-- START OF Exercise input --

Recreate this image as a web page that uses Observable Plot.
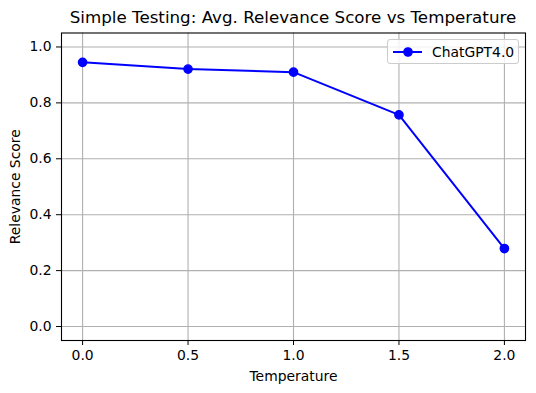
<!DOCTYPE html>
<html>
<head>
<meta charset="utf-8">
<script src="https://cdn.jsdelivr.net/npm/d3@7"></script>
<script src="https://cdn.jsdelivr.net/npm/@observablehq/plot@0.6"></script>
<style>
  html, body { margin: 0; padding: 0; background: #fff; }
  #wrap { position: relative; width: 536px; height: 393px; font-family: "DejaVu Sans", sans-serif; }
  #title { height: 32px; box-sizing: border-box; padding-top: 8px; padding-left: 61px; width: 525px;
           text-align: center; font-size: 16.7px; line-height: 19.4px; color: #000; white-space: nowrap; }
  #legend { position: absolute; left: 387px; top: 39px; width: 132px; height: 25px; box-sizing: border-box;
            border: 1px solid #cccccc; border-radius: 3px; background: rgba(255,255,255,0.8);
            display: flex; align-items: center; font-size: 13.9px; color: #000; }
  #legend svg { margin-left: 4px; margin-right: 9px; }
</style>
</head>
<body>
<div id="wrap">
  <div id="title">Simple Testing: Avg. Relevance Score vs Temperature</div>
  <div id="chart"></div>
  <div id="legend"><svg width="31" height="12"><line x1="1" x2="30" y1="6" y2="6" stroke="blue" stroke-width="2"/><circle cx="16" cy="6" r="4.15" fill="blue" stroke="blue" stroke-width="1.4"/></svg><span>ChatGPT4.0</span></div>
</div>
<script>
const temperatures = [0.0, 0.5, 1.0, 1.5, 2.0];
const scores = [0.945, 0.921, 0.910, 0.757, 0.279];
const seriesName = "ChatGPT4.0";
const xTicks = [0.0, 0.5, 1.0, 1.5, 2.0];
const yTicks = [0.0, 0.2, 0.4, 0.6, 0.8, 1.0];

const data = temperatures.map((t, i) => ({temperature: t, score: scores[i], series: seriesName}));

const chart = Plot.plot({
  width: 536,
  height: 361,
  marginTop: 0.5,
  marginLeft: 61,
  marginRight: 11,
  marginBottom: 53,
  style: {fontFamily: "DejaVu Sans", fontSize: "13.9px", color: "#000", background: "#fff"},
  x: {domain: [-0.1, 2.1], ticks: xTicks, tickFormat: d3.format(".1f"), label: "Temperature",
      labelAnchor: "center", labelArrow: "none", tickSize: 5, tickPadding: 5, labelOffset: 40},
  y: {domain: [-0.05, 1.05], ticks: yTicks, tickFormat: d3.format(".1f"), label: "Relevance Score",
      labelAnchor: "center", labelArrow: "none", tickSize: 5, tickPadding: 5, labelOffset: 51},
  marks: [
    Plot.gridX(xTicks, {stroke: "#b0b0b0", strokeOpacity: 1, strokeWidth: 1.1}),
    Plot.gridY(yTicks, {stroke: "#b0b0b0", strokeOpacity: 1, strokeWidth: 1.1}),
    Plot.frame({stroke: "#000", strokeWidth: 1.1}),
    Plot.line(data, {x: "temperature", y: "score", stroke: "blue", strokeWidth: 2}),
    Plot.dot(data, {x: "temperature", y: "score", fill: "blue", stroke: "blue", strokeWidth: 1.4, r: 4.15})
  ]
});
document.getElementById("chart").appendChild(chart);
</script>
</body>
</html>
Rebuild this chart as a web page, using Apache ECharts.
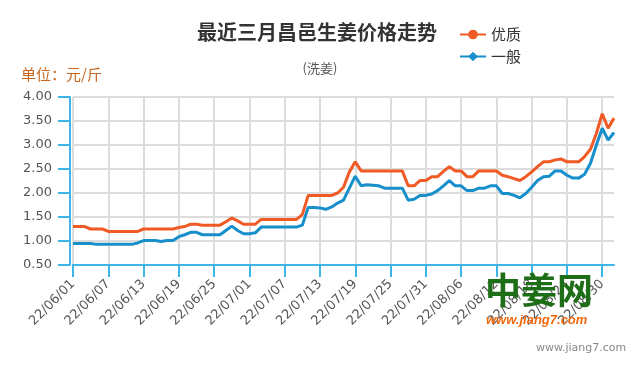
<!DOCTYPE html>
<html><head><meta charset="utf-8">
<script src="https://cdn.jsdelivr.net/npm/echarts@6/dist/echarts.min.js"></script>
<style>html,body{margin:0;padding:0;background:#fff}#c{width:640px;height:370px}</style>
</head><body><div id="c"></div>
<script>
const dates = [
'22/06/01','22/06/02','22/06/03','22/06/04','22/06/05','22/06/06','22/06/07','22/06/08','22/06/09','22/06/10',
'22/06/11','22/06/12','22/06/13','22/06/14','22/06/15','22/06/16','22/06/17','22/06/18','22/06/19','22/06/20',
'22/06/21','22/06/22','22/06/23','22/06/24','22/06/25','22/06/26','22/06/27','22/06/28','22/06/29','22/06/30',
'22/07/01','22/07/02','22/07/03','22/07/04','22/07/05','22/07/06','22/07/07','22/07/08','22/07/09','22/07/10',
'22/07/11','22/07/12','22/07/13','22/07/14','22/07/15','22/07/16','22/07/17','22/07/18','22/07/19','22/07/20',
'22/07/21','22/07/22','22/07/23','22/07/24','22/07/25','22/07/26','22/07/27','22/07/28','22/07/29','22/07/30',
'22/07/31','22/08/01','22/08/02','22/08/03','22/08/04','22/08/05','22/08/06','22/08/07','22/08/08','22/08/09',
'22/08/10','22/08/11','22/08/12','22/08/13','22/08/14','22/08/15','22/08/16','22/08/17','22/08/18','22/08/19',
'22/08/20','22/08/21','22/08/22','22/08/23','22/08/24','22/08/25','22/08/26','22/08/27','22/08/28','22/08/29',
'22/08/30','22/08/31','22/09/01'];

const premium = [
1.30,1.30,1.30,1.25,1.25,1.25,1.20,1.20,1.20,1.20,
1.20,1.20,1.25,1.25,1.25,1.25,1.25,1.25,1.28,1.30,
1.35,1.35,1.33,1.33,1.33,1.33,1.40,1.48,1.42,1.35,
1.35,1.35,1.45,1.45,1.45,1.45,1.45,1.45,1.45,1.55,
1.95,1.95,1.95,1.95,1.95,2.00,2.12,2.44,2.65,2.46,
2.46,2.46,2.46,2.46,2.46,2.46,2.46,2.15,2.15,2.26,
2.26,2.34,2.34,2.45,2.55,2.46,2.46,2.34,2.34,2.46,
2.46,2.46,2.46,2.37,2.34,2.30,2.26,2.34,2.44,2.55,
2.65,2.65,2.69,2.71,2.65,2.65,2.65,2.76,2.91,3.24,
3.65,3.35,3.56];

const ordinary = [
0.95,0.95,0.95,0.95,0.93,0.93,0.93,0.93,0.93,0.93,
0.93,0.96,1.01,1.01,1.01,0.99,1.01,1.01,1.09,1.13,
1.18,1.18,1.13,1.13,1.13,1.13,1.22,1.31,1.22,1.15,
1.15,1.17,1.29,1.29,1.29,1.29,1.29,1.29,1.29,1.33,
1.70,1.70,1.69,1.66,1.71,1.79,1.85,2.10,2.35,2.15,
2.17,2.16,2.15,2.10,2.10,2.10,2.10,1.85,1.87,1.95,
1.95,1.98,2.05,2.15,2.26,2.15,2.15,2.05,2.05,2.10,
2.10,2.15,2.15,1.99,1.99,1.95,1.90,1.99,2.12,2.26,
2.34,2.35,2.46,2.46,2.37,2.31,2.31,2.39,2.62,3.00,
3.35,3.10,3.26];

const seriesNames = ['优质', '一般'];
const yMin = 0.5, yMax = 4, yStep = 0.5;

const chart = echarts.init(document.getElementById('c'), null, {renderer: 'canvas'});
const axisBlue = '#3db5e6';
chart.setOption({
  animation: false,
  backgroundColor: '#fff',
  title: [
    {text: '最近三月昌邑生姜价格走势', left: 192, top: 17,
     textStyle: {fontFamily: 'Noto Sans CJK SC', fontSize: 20, fontWeight: 'bold', color: '#333'}},
    {text: '(洗姜)', left: 'center', top: 57,
     textStyle: {fontFamily: 'Noto Sans CJK SC', fontSize: 13, fontWeight: 'normal', color: '#555'}},
    {text: '单位：元/斤', left: 16, top: 62,
     textStyle: {fontFamily: 'Noto Sans CJK SC', fontSize: 15, fontWeight: 'normal', color: '#c8661e'}}
  ],
  legend: {
    orient: 'vertical', left: 454, top: 22, itemWidth: 26, itemHeight: 12, itemGap: 7,
    textStyle: {fontFamily: 'Noto Sans CJK SC', fontSize: 15, color: '#333'},
    data: seriesNames
  },
  grid: {left: 73, right: 26, top: 97, bottom: 105, containLabel: false},
  xAxis: {
    type: 'category', data: dates, boundaryGap: false,
    axisLine: {lineStyle: {color: axisBlue, width: 2}},
    axisTick: {interval: 5, length: 12, lineStyle: {color: axisBlue, width: 2}},
    axisLabel: {interval: 5, rotate: 45, margin: 17, color: '#555', fontFamily: 'DejaVu Sans', fontSize: 13},
    splitLine: {show: true, interval: 5, lineStyle: {color: '#dcdcdc', width: 2}}
  },
  yAxis: {
    type: 'value', min: yMin, max: yMax, interval: yStep, offset: 3,
    axisLine: {show: true, lineStyle: {color: axisBlue, width: 2}},
    axisTick: {show: true, length: 12, lineStyle: {color: axisBlue, width: 2}},
    axisLabel: {margin: 18, color: '#555', fontFamily: 'DejaVu Sans', fontSize: 13,
      formatter: v => v.toFixed(2)},
    splitLine: {show: true, lineStyle: {color: '#dcdcdc', width: 2}}
  },
  series: [
    {name: seriesNames[0], type: 'line', data: premium, symbol: 'circle', symbolSize: 9, showSymbol: false,
     itemStyle: {color: '#f05a24'}, lineStyle: {color: '#f05a24', width: 3}},
    {name: seriesNames[1], type: 'line', data: ordinary, symbol: 'diamond', symbolSize: 10, showSymbol: false,
     itemStyle: {color: '#168fcb'}, lineStyle: {color: '#168fcb', width: 3}}
  ],
  graphic: [
    {type: 'text', left: 485, top: 272, z: 100,
     style: {text: '中姜网', fontFamily: 'Noto Sans CJK SC', fontSize: 36, fontWeight: 'bold', fill: '#1d6e16'}},
    {type: 'text', left: 486, top: 314, z: 100,
     style: {text: 'www.jiang7.com', fontFamily: 'Liberation Sans', fontSize: 13, fontWeight: 'bold', fontStyle: 'italic', fill: '#f26a10'}},
    {type: 'text', left: 536, top: 343, z: 100,
     style: {text: 'www.jiang7.com', fontFamily: 'DejaVu Sans', fontSize: 11, fill: '#888'}}
  ]
});
</script>
</body></html>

-- END OF Exercise input --

Task to complete: Scan the material line by line and report each one that contains "this".

Written response:
Recreate this image as a web page that uses Observable Plot.
Rebuild this chart as a web page, using Apache ECharts.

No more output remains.